During operation, a current is applied to the coil 303 of the stator 30 to establish an alternating magnetic field. The alternating magnetic field of the stator 30 interacts with the magnetic field of the permanent magnet 405 of the impeller 40 to drive the impeller 40 to rotate. The shaft 20 fixed to the impeller 40 is thus driven to rotate along with the impeller 40. The lubricant contained in the bearing assembly creeps up along the rotating shaft 20 under the influence of the centrifugal force generated by the rotation of the shaft 20. The notch 24 of the shaft 20 prevents most of the lubricant from creeping up along the shaft 20 and thus most of the lubricant is received in the oil-retaining space 90 temporarily. The remaining lubricant flows up into the grooves 228 of the lubricant section 224 of the shaft 20, and is driven with the rotating shaft 20 due to the mobility of the lubricant. The remainder lubricant thus moves toward the middle of the shaft 20 along the grooves 228 for the same directions of the spiral direction of the grooves 228 and the rotation direction of the shaft 20. The cover 50 also can prevent the remaining lubricant from leakage out of the bearing assembly. Thus, for the most part, the lubricant is kept from leaking out of the bearing assembly. The lubricant then flows back and is received in the oil-retaining space 90 temporarily, and finally flows back to the bearing assembly. Good lubrication of the bearing 10 and shaft 20 is thus consistently maintained, thereby improving the quality and life-span of the cooling fan.
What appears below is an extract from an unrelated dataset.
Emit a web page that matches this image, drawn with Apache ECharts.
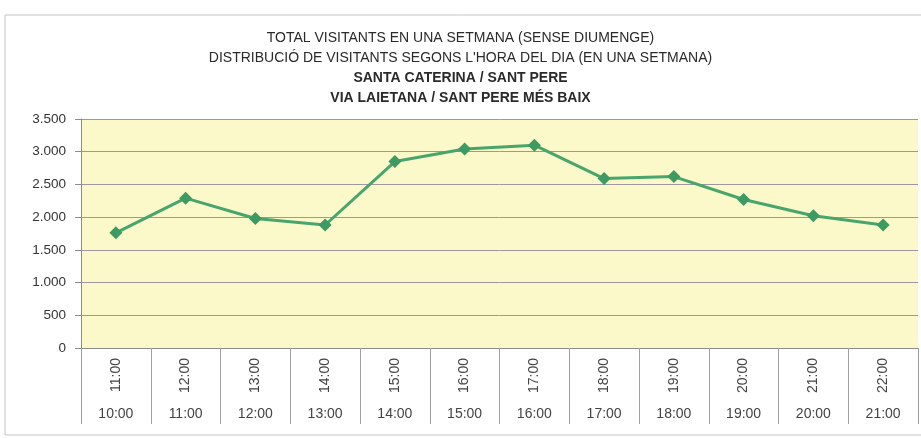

It is to be understood, however, that even though numerous characteristics and advantages of the present invention have been set forth in the foregoing description, together with details of the structure and function of the invention, the disclosure is illustrative only, and changes may be made in detail, especially in matters of shape, size, and arrangement of parts within the principles of the invention to the full extent indicated by the broad general meaning of the terms in which the appended claims are expressed.